Kuwait and Saudi Arabia together fronted about US$30 billion for the war effort. Western nations loaned in cash or military transfers anywhere up to US$50 billion, though the true figure is shrouded in mystery. There was much clandestine contact between Western political and business leaders and their counterparts in Iraq. The largely unresolved Iran-Contra affair that nearly sank the Reagan administration in scandal flows directly out of apparently conflicting American efforts in the Iran-Iraq war.
But this is exactly where the tale unravels. Investigations into the Iran-Contra scandal revealed that top Reagan officials were also supplying Iran with arms, money, and intelligence to better prosecute their side of the Iran-Iraq war. What emerges from those investigations is the sense that the opportunity for big Western businesses to make profits from the conflict was too tempting to pass up, even if playing both sides risked spreading an unpredictable Islamist revolutionary movement throughout the region. Possibly, it was that potential Islamist revolution that Western businesses used to shake down their clients.

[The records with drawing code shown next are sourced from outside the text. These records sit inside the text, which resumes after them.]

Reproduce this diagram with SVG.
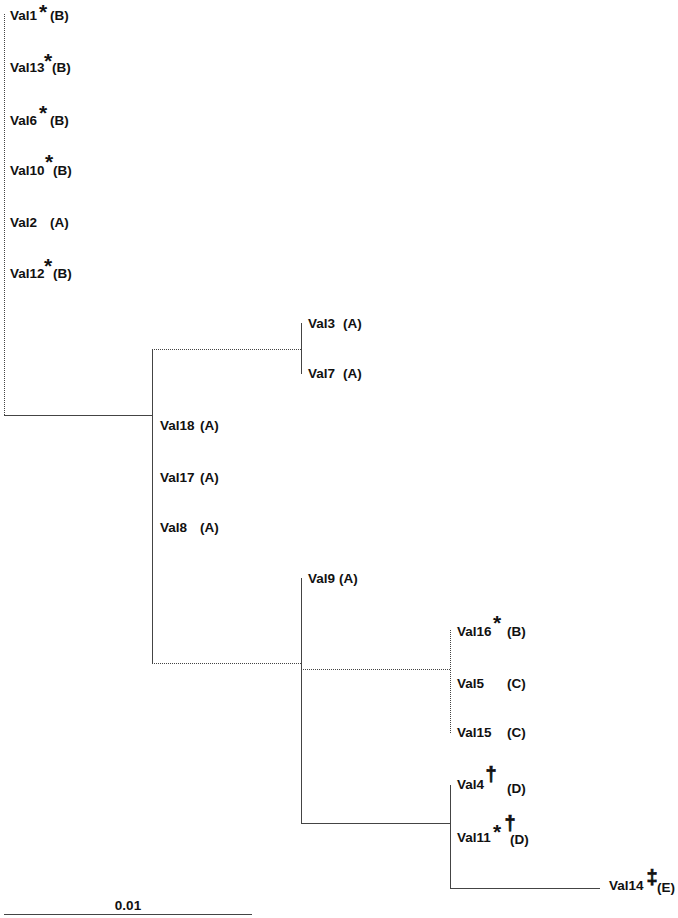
<svg xmlns="http://www.w3.org/2000/svg" width="678" height="918" viewBox="0 0 678 918">
<style>
.t{font-family:"Liberation Sans",Arial,sans-serif;font-size:13.5px;font-weight:bold;fill:#111}
.s{font-family:"Liberation Sans",Arial,sans-serif;font-size:21px;font-weight:bold;fill:#111;text-anchor:middle}
.d{font-family:"Liberation Sans",Arial,sans-serif;font-size:20px;font-weight:bold;fill:#111;stroke:#111;stroke-width:0.7;text-anchor:middle}
.ln{stroke:#444;stroke-width:1;fill:none}
.dot{stroke:#444;stroke-width:1;fill:none;stroke-dasharray:1 1}
</style>
<rect width="678" height="918" fill="#fff"/>
<g id="connectors">
<line class="dot" x1="4.5" y1="14" x2="4.5" y2="415"/>
<line class="ln" x1="4" y1="415.5" x2="152" y2="415.5"/>
<line class="ln" x1="152.5" y1="349" x2="152.5" y2="663"/>
<line class="dot" x1="152" y1="349.5" x2="301" y2="349.5"/>
<line class="ln" x1="301.5" y1="323" x2="301.5" y2="374"/>
<line class="dot" x1="152" y1="663.5" x2="301" y2="663.5"/>
<line class="ln" x1="301.5" y1="578" x2="301.5" y2="824"/>
<line class="dot" x1="301" y1="669.5" x2="450" y2="669.5"/>
<line class="dot" x1="450.5" y1="630" x2="450.5" y2="734"/>
<line class="ln" x1="301" y1="823.5" x2="450" y2="823.5"/>
<line class="ln" x1="450.5" y1="785" x2="450.5" y2="889"/>
<line class="ln" x1="450" y1="888.5" x2="600" y2="888.5"/>
</g>
<g id="Val1"><text class="t" x="10" y="20">Val1</text><text class="s" x="43" y="19">*</text><text class="t" x="50" y="20">(B)</text></g>
<g id="Val13"><text class="t" x="10" y="72">Val13</text><text class="s" x="48" y="68">*</text><text class="t" x="52" y="72">(B)</text></g>
<g id="Val6"><text class="t" x="10" y="125">Val6</text><text class="s" x="43" y="120">*</text><text class="t" x="50" y="125">(B)</text></g>
<g id="Val10"><text class="t" x="10" y="175">Val10</text><text class="s" x="49" y="169">*</text><text class="t" x="53" y="175">(B)</text></g>
<g id="Val2"><text class="t" x="10" y="227">Val2</text><text class="t" x="50" y="227">(A)</text></g>
<g id="Val12"><text class="t" x="10" y="278">Val12</text><text class="s" x="48" y="273">*</text><text class="t" x="53" y="278">(B)</text></g>
<g id="Val3"><text class="t" x="308" y="328">Val3</text><text class="t" x="343" y="328">(A)</text></g>
<g id="Val7"><text class="t" x="308" y="378">Val7</text><text class="t" x="343" y="378">(A)</text></g>
<g id="Val18"><text class="t" x="160" y="430">Val18</text><text class="t" x="200" y="430">(A)</text></g>
<g id="Val17"><text class="t" x="160" y="482">Val17</text><text class="t" x="200" y="482">(A)</text></g>
<g id="Val8"><text class="t" x="160" y="532">Val8</text><text class="t" x="200" y="532">(A)</text></g>
<g id="Val9"><text class="t" x="308" y="583">Val9</text><text class="t" x="339" y="583">(A)</text></g>
<g id="Val16"><text class="t" x="457" y="636">Val16</text><text class="s" x="497" y="630">*</text><text class="t" x="507" y="636">(B)</text></g>
<g id="Val5"><text class="t" x="457" y="688">Val5</text><text class="t" x="507" y="688">(C)</text></g>
<g id="Val15"><text class="t" x="457" y="737">Val15</text><text class="t" x="507" y="737">(C)</text></g>
<g id="Val4"><text class="t" x="457" y="789">Val4</text><text class="d" x="491" y="781">†</text><text class="t" x="507" y="793">(D)</text></g>
<g id="Val11"><text class="t" x="457" y="842">Val11</text><text class="s" x="497" y="839">*</text><text class="d" x="510" y="830">†</text><text class="t" x="510" y="844">(D)</text></g>
<g id="Val14"><text class="t" x="609" y="890">Val14</text><text class="d" x="652" y="884">‡</text><text class="t" x="657" y="892">(E)</text></g>
<g id="scale"><line class="ln" x1="4" y1="914.5" x2="252" y2="914.5"/><text class="t" x="128" y="910" text-anchor="middle">0.01</text></g>
</svg>
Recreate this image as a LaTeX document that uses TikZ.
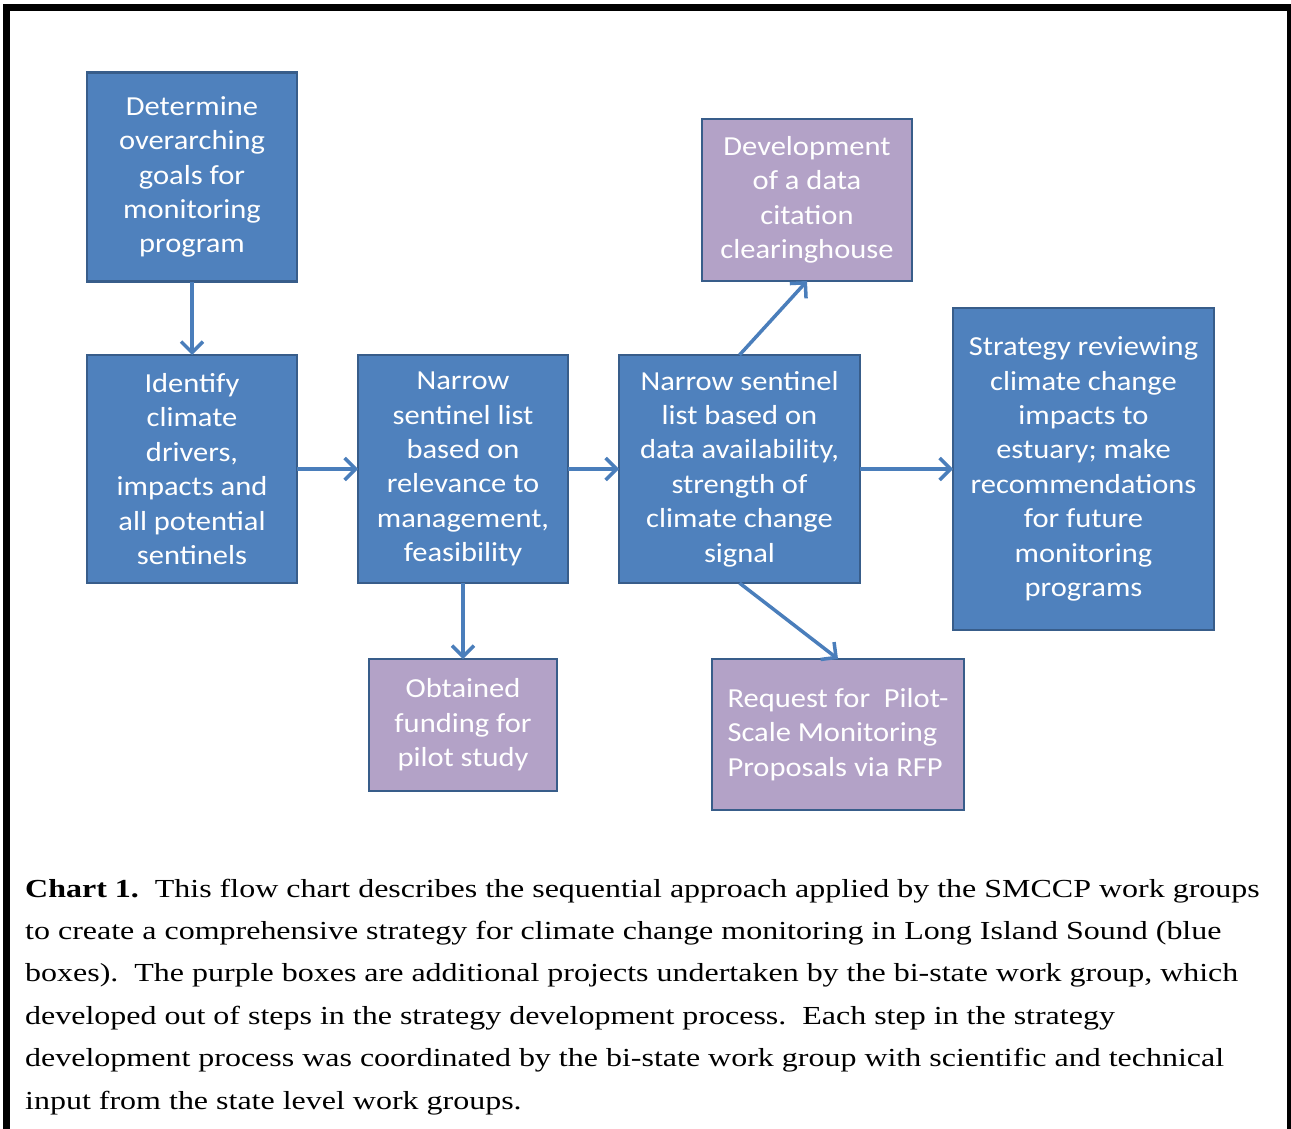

This conclusion is only buttressed by reference to the same officials in Washington who at the same time happily armed and financed Islamist revolutionaries in the mountains of Afghanistan, then resisting secular Soviet occupation. Al Qaeda was the invention of Zbigniew Brzezinski, then-President Jimmy Carter's Secretary of State, and Osama bin Laden, its leader, was hired by the CIA to channel more than US$2 billion from ISI agents in Pakistan to his hired mujahadeen fighers then filling up the CIA-financed tunnels of Tora Bora Mountain, in preparation for a war on Russian occupying forces.
When the Iran-Iraq war came to an inconclusive and exhausted end in 1988, leaders of Kuwait and Saudi Arabia surprised their hired saviors in Baghdad by demanding quick repayment of loans that Iraq had considered to be grants. Iraq had, after all, saved the skins of the ruling elites in Saudi Arabia and Kuwait. But then another funny thing happened: both Kuwait and Saudi Arabia began clandestinely breaching their OPEC quotas and dumping excessive quantities of oil onto the markets, plunging the price of oil down to under US$10 a barrel. As Iraq's oil exports have always been the country's only source of income, the collapse of the price of oil ensured Iraq would default on its loan repayments. To make matters worse, Kuwait was able to pump the extra quantities onto the market because it was slant-drilling under Iraqi land and into disputed oil fields.
It is impossible that Kuwait would do so without American acquiescence. The behavior of Kuwait and Saudi Arabia can only be understood as a provocation meant to draw Iraq into another war. Diplomatic missions by Baghdad to Cairo and Riyadh to enlist support in stopping Kuwait's theft fell on deaf ears. A diplomatic query with American representatives about a limited Iraqi war on Kuwait to stop the illegal drilling and discourage the damaging dumping of excessive oil exports was met with encouragement.
In the resulting Persian Gulf War, Saudi Arabia and Kuwait handed the US upwards of US$80 billion, largely to protect them this time from Iraqi invasion.
The vast bulk of the $US30 billion that Kuwait and Saudi Arabia “loaned” Iraq to defend them from Islamist revolution from Iran went to purchases of Western-manufactured arms, from primarily American, British, French, and Russian manufacturers. The vast bulk of the US$80 billion that the same two countries paid during the Persian Gulf War largely went to the same arms industries in the same countries.
Similarly, it is estimated that the US has spent so far US$140 billion prosecuting its second war on Iraq in as many decades, money that has gone almost entirely to American manufacturers of arms.
The Iraqi loan cancellation announced last week by Germany and the US concerns money “loaned” to Iraq to purchase from Germany and the US, as well as other European arms-producing countries, arms needed to fight Iranian revolutionaries in the 80s, revolutionaries the US none-too-secretly supported. Inasmuch as the money was more a grant than a loan, the US$30 billion deal announced last week is in essence an erasing of the books that record the transfer of those funds from the coffers of Western governments' treasuries to the bank accounts of private arms producing companies in those countries.
All told, these four Middle Eastern nations have transferred to American and European arms and financial companies something on the order of US$185 billion in today's dollars. US taxpayers have transferred to those same companies in the last 18 months another estimated $140 billion. The Iraqi debt canceling deal announced last week is the first part of what is hoped to be a complete canceling of all Iraqi external debt, estimated to be between US$120 and US$200 billion. Most of that is owed ultimately to Western-based financial institutions, and will be covered by Western taxpayers, bringing the entire amount Western arms manufacturers and banks have earned from people in the Middle East and in Europe and America after 25 years fomenting conflict involving Iraq to something between US$450 billion and US$525 billion.
Successive US administrations, which are after all strictly about business, encouraged the Iraqi attack on Iran, helped the Iranians resist that attack, subsequently worked with the Kuwaitis and Saudis to inflict economic war on Iraq, then encouraged Iraq to make war on Kuwait in response, and then created and financed Al Qeada, only later to destroy Iraq on the pretense of fighting the terrorism spawned by that group, even while fleecing the American treasury for new funds to fight Al Qeada around the world.
That is to say, Western—mostly American—banking and arms businesses have earned something like half a trillion dollars from US government manipulations in Iraq, Iran, Kuwait, and Saudi Arabia, not a dime of which has anything to do with oil, power, vengeance, Israel, or the Bible. Like business people always say, it's just business.